Elle se rua, houle menaçante. Les légionnaires tinrent bon. Flux. Reflux. Coups, Cris. Ce n'était pas les légionnaires qui criaient, qui frappaient. Au coude à coude, ils baissaient la tête, rentraient la poitrine, ne bougeaient pas, ne disaient rien. Leur calme, face au déchaînement, était impressionnant.

Mais c’était miracle. Miracle que la mince muraille des hommes en tenue léopard retînt la population déchaînée. Les légionnaires étaient irrésistiblement poussés contre leurs camions. Ils s'arc-boutaient. Hommes contre foule. Et l'on voyait parfois la masse des camions osciller dangereusement, se renverser presque, retomber, se soulever de nouveau... La folie.  Elle dura jusqu'à la nuit.

Au soir, les légionnaires étaient épuisés. Physiquement et moralement. Avec amertume, ils parlaient des combats contre les fellagha comme d'une délivrance. Non, ils n'étaient pas faits pour ce métier de gendarmes. Au Grill-room, régnait la même ambiance, triste et désabusée. Puisque la fin était maintenant inéluctable les officiers voulaient que le camp retranché se vide pendant la nuit.

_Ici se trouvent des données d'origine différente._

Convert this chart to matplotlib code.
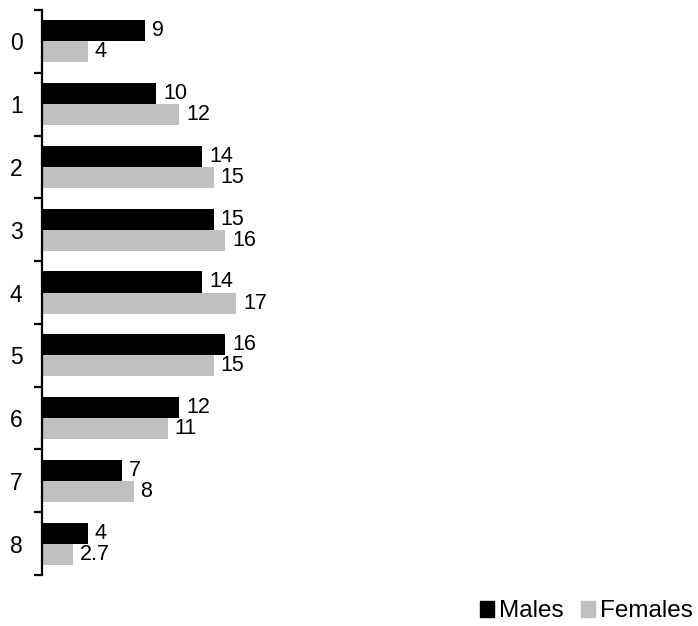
import matplotlib.pyplot as plt
from matplotlib.patches import Patch
import numpy as np

plt.rcParams['font.family'] = ['Liberation Sans', 'DejaVu Sans']

categories = ["0", "1", "2", "3", "4", "5", "6", "7", "8"]
males = [9, 10, 14, 15, 14, 16, 12, 7, 4]
females = [4, 12, 15, 16, 17, 15, 11, 8, 2.7]
male_labels = ["9", "10", "14", "15", "14", "16", "12", "7", "4"]
female_labels = ["4", "12", "15", "16", "17", "15", "11", "8", "2.7"]

W, H = 698, 626
fig = plt.figure(figsize=(W / 100, H / 100), dpi=100)
ax = fig.add_axes([42 / W, (H - 575) / H, 572 / W, 565 / H])

y = np.arange(len(categories))
h = 0.335
b1 = ax.barh(y - h / 2, males, height=h, color="black")
b2 = ax.barh(y + h / 2, females, height=h, color="#c0c0c0")
ax.bar_label(b1, labels=male_labels, padding=5, fontsize=15.5)
ax.bar_label(b2, labels=female_labels, padding=5, fontsize=15.5)

ax.set_xlim(0, 50)
ax.set_ylim(len(categories) - 0.5, -0.5)

# boundary ticks (major), category labels (minor)
ax.set_yticks(np.arange(-0.5, len(categories), 1.0))
ax.set_yticklabels([])
ax.set_yticks(y, minor=True)
ax.set_yticklabels(categories, minor=True, fontsize=16.5)
ax.tick_params(axis="y", which="major", length=6, width=1.6, direction="out")
ax.tick_params(axis="y", which="minor", length=0, pad=14)
ax.set_xticks([])

for s in ["top", "right", "bottom"]:
    ax.spines[s].set_visible(False)
ax.spines["left"].set_linewidth(1.6)

handles = [Patch(color="black"), Patch(color="#c0c0c0")]
fig.legend(handles, ["Males", "Females"], loc="lower right",
           bbox_to_anchor=(1.0, -0.002), ncol=2, frameon=False, fontsize=17.5,
           handlelength=0.6, handleheight=0.6, handletextpad=0.2,
           columnspacing=0.7, borderpad=0.15, borderaxespad=0.05)

fig.savefig("out.png", dpi=100)
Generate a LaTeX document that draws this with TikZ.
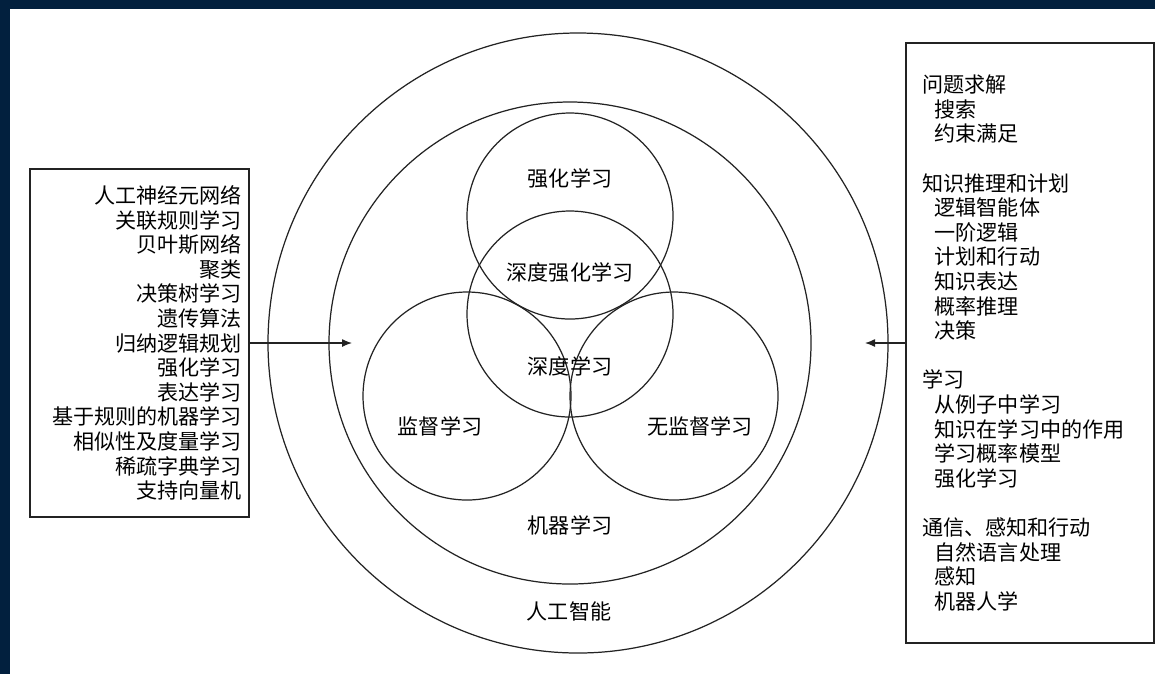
\documentclass[tikz,border=0pt]{standalone}
\usepackage{fontspec}
\newfontfamily\cjk{Noto Sans CJK SC}
\usetikzlibrary{arrows.meta, positioning}
\definecolor{framenavy}{RGB}{2,32,62}
\definecolor{linegray}{RGB}{35,35,35}

\begin{document}
\begin{tikzpicture}[
    x=0.02cm, y=-0.02cm,
    ring/.style={draw=linegray, line width=0.7pt},
    circletext/.style={font=\cjk\fontsize{12}{14}\selectfont, text=black, inner sep=0pt},
    listbox/.style={rectangle, draw=linegray, line width=0.7pt, font=\cjk\fontsize{12}{14}\selectfont, inner ysep=0pt},
    arrow/.style={-{Latex[length=2mm, width=1.6mm]}, line width=0.7pt, linegray}
]

% === Frame ===
\fill[framenavy] (0,0) rectangle (1155,674);
\fill[white] (10,9) rectangle (1155,674);
\useasboundingbox (0,0) rectangle (1155,674);

% === Centres of the rings ===
\coordinate (ai_c) at (578,343);
\coordinate (ml_c) at (570,343);
\coordinate (rl_c) at (570,216);
\coordinate (dl_c) at (570,314);
\coordinate (sl_c) at (467,396);
\coordinate (ul_c) at (674,396);

% === Rings ===
\draw[ring] (ai_c) circle[radius=310];
\draw[ring] (ml_c) circle[radius=241];
\draw[ring] (rl_c) circle[radius=103];
\draw[ring] (dl_c) circle[radius=103];
\draw[ring] (sl_c) circle[radius=104];
\draw[ring] (ul_c) circle[radius=104];

% === Ring labels ===
\node[circletext] (rl) at (570,178) {强化学习};
\node[circletext] (drl) at (570,272) {深度强化学习};
\node[circletext] (dl) at (570,366) {深度学习};
\node[circletext] (sl) at (440,426) {监督学习};
\node[circletext] (ul) at (700,426) {无监督学习};
\node[circletext] (ml) at (570,525) {机器学习};
\node[circletext] (ai) at (569,611) {人工智能};

% === Left list: machine learning methods ===
\node[listbox, align=right, text width=4.1cm, inner xsep=0.14cm, minimum height=6.96cm] (ml_list) at (139.5,343) {%
人工神经元网络\\
关联规则学习\\
贝叶斯网络\\
聚类\\
决策树学习\\
遗传算法\\
归纳逻辑规划\\
强化学习\\
表达学习\\
基于规则的机器学习\\
相似性及度量学习\\
稀疏字典学习\\
支持向量机};

% === Right list: AI topics ===
\node[listbox, align=left, text width=4.32cm, inner xsep=0.32cm, minimum height=12cm] (ai_list) at (1030,343) {%
问题求解\\
\hspace*{0.6em}搜索\\
\hspace*{0.6em}约束满足\\
\mbox{}\\
知识推理和计划\\
\hspace*{0.6em}逻辑智能体\\
\hspace*{0.6em}一阶逻辑\\
\hspace*{0.6em}计划和行动\\
\hspace*{0.6em}知识表达\\
\hspace*{0.6em}概率推理\\
\hspace*{0.6em}决策\\
\mbox{}\\
学习\\
\hspace*{0.6em}从例子中学习\\
\hspace*{0.6em}知识在学习中的作用\\
\hspace*{0.6em}学习概率模型\\
\hspace*{0.6em}强化学习\\
\mbox{}\\
通信、感知和行动\\
\hspace*{0.6em}自然语言处理\\
\hspace*{0.6em}感知\\
\hspace*{0.6em}机器人学};

% === Arrows ===
\coordinate (ml_tip) at (352,343);
\coordinate (ai_tip) at (865,343);
\draw[arrow] (ml_list.east) -- (ml_tip);
\draw[arrow] (ai_list.west) -- (ai_tip);

\end{tikzpicture}
\end{document}
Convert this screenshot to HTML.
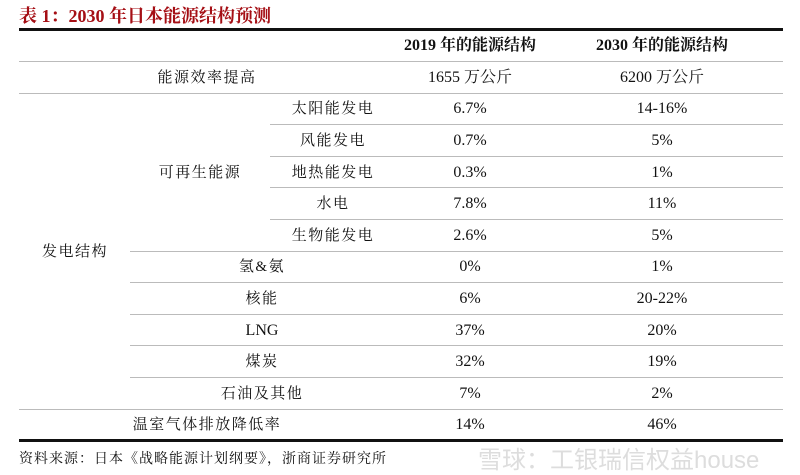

Arbitre infatigable, Dufour ne cessait de proposer des arrangements. Il sollicitait la générosité des autorités et la compréhension des insurgés. Il obtint que l'honneur soit sauf et que les hommes qui s'étaient dressés contre l'autorité de l’Etat puissent aller se battre librement contre le F, L. N. Seuls les chefs, en particulier Lagaillarde et Ortiz, devraient s'expliquer devant la justice.

Il était 8 heures du matin, lundi 1er février, quand la nouvelle de la disparition d'Ortiz parvint au P. G. du 1er R. E, P. Dans les Facultés, Lagaillarde et ses hommes tenaient encore. Ils parlaient de se faire sauter. Dufour réussit à les en dissuader. En contrepartie, ils pourraient quitter les barricades avec leurs armes, en rangs, drapeau en tête. Et ils seraient dirigés directement vers Zéralda où ils constitueraient un commando.

A 11 h 30, venant de la rue Charles-Péguy, apparurent les insurgés des Facultés. En tête, comme à la parade, marchait Pierre Lagaiîlarde, raide dans son uniforme léopard. Ses yeux ne cillèrent pas quand, à son arrivée à hauteur du mât dressé dans le camp retranché, le drapeau fut amené, dans un geste aussi improvisé que symbolique. A l'extérieur de l'enceinte du camp, le capitaine de la 1re compagnie du 1er R. E. P. commanda : « Présentez armes! »

Lagaillarde sortit du camp, suivi de ses hommes qui marchaient au pas. Les barricades étaient tombées. Mais le 1er R. E.P. n'allait jamais oublier la semaine dramatique qu'il venait de vivre au cœur du problème algérien. C'est peut-être ce jour-là, le 1er février 1960, qu'il commença à se sentir, lui aussi, condamné à mort.